Puede resultar paradójico, pero cuando pienso en la expresión más intensa del dolor físico en el cine se me viene al recuerdo las imágenes de un comediante. Y es que su arte es el del gesto crispado, la torsión repentina, la convulsión inmediata, la parálisis súbita, el rictus del malestar, el retortijón que no da tregua. Jerry Lewis reacciona con posturas insólitas, de naturaleza tetánica y convulsiva, a la agresión de los otros. Jerry es un adolescente no importa cuál sea su edad cronológica ni su estado físico, más bien maltrecho por las madrugadas pasadas en los casinos de Las Vegas y las toneladas de cortisona que le aplicaron para calmarle los malestares de una lesión en la columna vertebral.

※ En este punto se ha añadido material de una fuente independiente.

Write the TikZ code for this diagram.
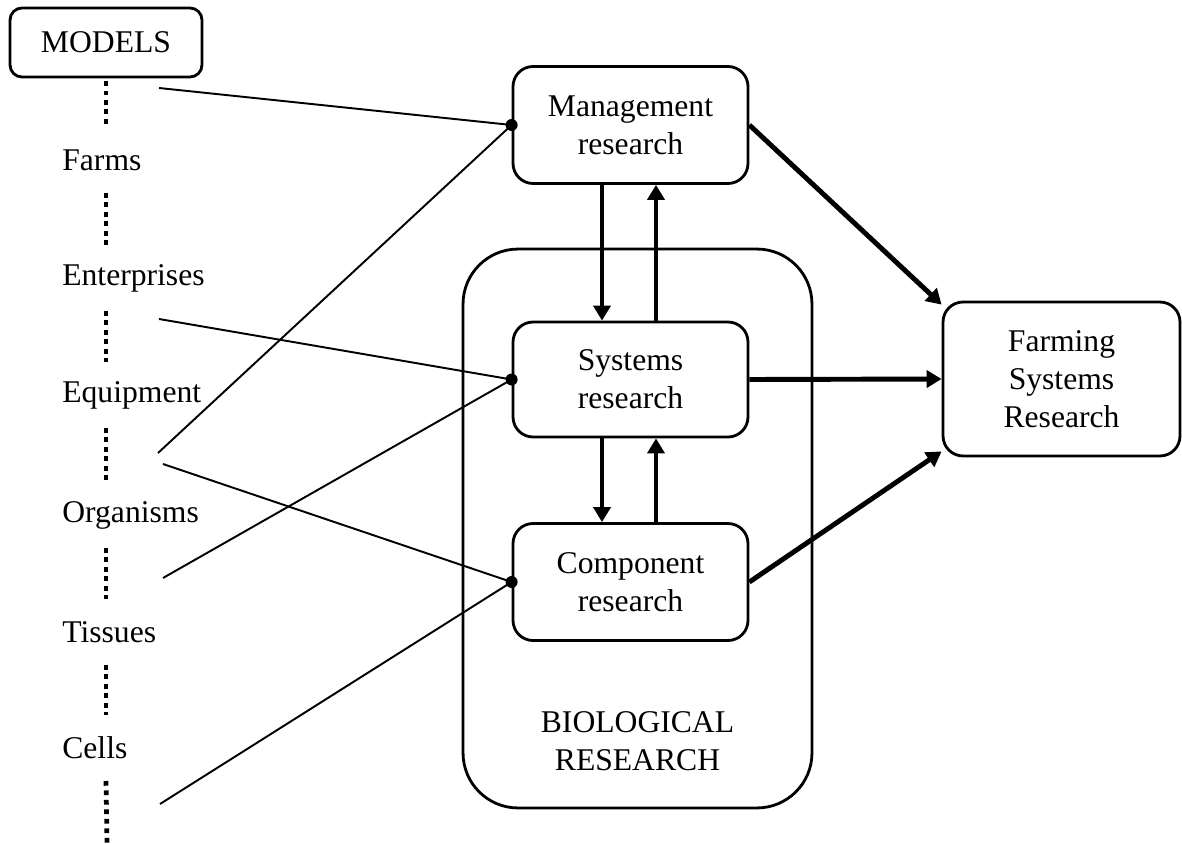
\documentclass[tikz,border=0pt]{standalone}
\usepackage{fontspec}
\setmainfont{Liberation Serif}
\usetikzlibrary{arrows.meta}

\tikzset{
  box/.style={draw, line width=1.6pt, rounded corners=0.4cm, align=center,
    minimum width=4.7cm, minimum height=2.34cm},
  level/.style={anchor=west, inner sep=0pt, minimum height=1.2cm},
  levdots/.style={line width=2.7pt, dash pattern=on 2.7pt off 2.7pt,
    shorten <=1.5pt, shorten >=1.5pt},
  link/.style={line width=1.1pt},
  flow/.style={line width=2.8pt, -{Triangle[length=0.3cm,width=0.34cm]}},
}

\begin{document}
\begin{tikzpicture}[x=0.02cm, y=-0.02cm, font=\fontsize{18}{21.5}\selectfont]
\useasboundingbox (0,0) rectangle (1182,844);

\node[box, rounded corners=0.24cm, minimum width=3.84cm, minimum height=1.38cm]
  (models) at (106,42.5) {MODELS};
\node[level] (farms) at (62,160) {Farms};
\node[level] (enterprises) at (62,278) {Enterprises};
\node[level] (equipment) at (62,395) {Equipment};
\node[level] (organisms) at (62,515) {Organisms};
\node[level] (tissues) at (62,632) {Tissues};
\node[level] (cells) at (62,748) {Cells};
\coordinate (bottom) at (107,844);

\node[box, rounded corners=1.1cm, minimum width=6.98cm, minimum height=11.18cm]
  (bio) at (637.5,528.5) {};
\node[align=center] (biolabel) at (637.5,741) {BIOLOGICAL\\RESEARCH};

\node[box] (mgmt) at (630.5,125) {Management\\research};
\node[box, minimum height=2.3cm] (sys) at (630.5,379.5) {Systems\\research};
\node[box] (comp) at (630.5,582) {Component\\research};
\node[box, minimum width=4.74cm, minimum height=3.08cm] (fsr) at (1061.5,379)
  {Farming\\Systems\\Research};

\draw[levdots] (models.south) -- (models.south |- farms.north);
\draw[levdots] (models.south |- farms.south) -- (models.south |- enterprises.north);
\draw[levdots] (models.south |- enterprises.south) -- (models.south |- equipment.north);
\draw[levdots] (models.south |- equipment.south) -- (models.south |- organisms.north);
\draw[levdots] (models.south |- organisms.south) -- (models.south |- tissues.north);
\draw[levdots] (models.south |- tissues.south) -- (models.south |- cells.north);
\draw[levdots, shorten >=0pt] (models.south |- cells.south) -- (bottom);

\coordinate (fromModels) at (159,88);
\coordinate (fromEnterprises) at (159,319);
\coordinate (fromEquipA) at (158,453);
\coordinate (fromEquipB) at (163,464);
\coordinate (fromOrganisms) at (163,578);
\coordinate (fromCells) at (160,804);

\draw[link] (fromModels) -- (mgmt.west);
\draw[link] (fromEquipA) -- (mgmt.west);
\draw[link] (fromEnterprises) -- (sys.west);
\draw[link] (fromOrganisms) -- (sys.west);
\draw[link] (fromEquipB) -- (comp.west);
\draw[link] (fromCells) -- (comp.west);
\foreach \n in {mgmt, sys, comp}
  \fill (\n.west) circle (0.12cm);

\draw[flow] ([xshift=-0.57cm]mgmt.south) -- ([xshift=-0.57cm]sys.north);
\draw[flow] ([xshift=0.51cm]sys.north) -- ([xshift=0.51cm]mgmt.south);
\draw[flow] ([xshift=-0.57cm]sys.south) -- ([xshift=-0.57cm]comp.north);
\draw[flow] ([xshift=0.51cm]comp.north) -- ([xshift=0.51cm]sys.south);

\draw[flow] (mgmt.east) -- ([yshift=-0.08cm]fsr.north west);
\draw[flow] (sys.east) -- (fsr.west);
\draw[flow] (comp.east) -- ([yshift=0.12cm]fsr.south west);
\end{tikzpicture}
\end{document}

En su última película, Smorgasbord (titulada aquí Más loco que un plumero) Jerry sufre un aluvión de agresiones de su entorno y lo vemos impotente ante todo: no puede deshacerse de una carcocha ni responder con corrección a una camarera de restaurante que lo acosa con preguntas impertinentes. Entra al consultorio de un psicoanalista, se da quince porrazos antes de llegar al diván y ni siquiera puede mantenerse sentado en un silla que lo expulsa. Sólo el diván de Freud lo sostiene y resiste. Responde balbuceante a la terapia y sólo le resta eliminarse. Pero el suicidio también le es esquivo. Se tira al vacío, pero rebota.
El cuerpo cómico es un cuerpo doloroso porque supone la torsión, el resbalón, el descalabro, el tropezón, el golpe súbito. En el cine de la comedia clásica, en el "slapstick", el cuerpo es materia prima privilegiada para la risa pero también para el dolor. Sobre todo cuando el cuerpo de un adulto encierra una personalidad hipersensible que se niega a crecer, como la de Jerry.
Curioso destino el de los mejores cómicos: cruzan el arte de la pantomima y lo burlesco con los ingredientes de la aflicción. Jerry Lewis hace reír con el dolor corporal, así como Chaplin, ese niño autista al decir de Truffaut, supo modular el melodrama para extraerle lágrimas.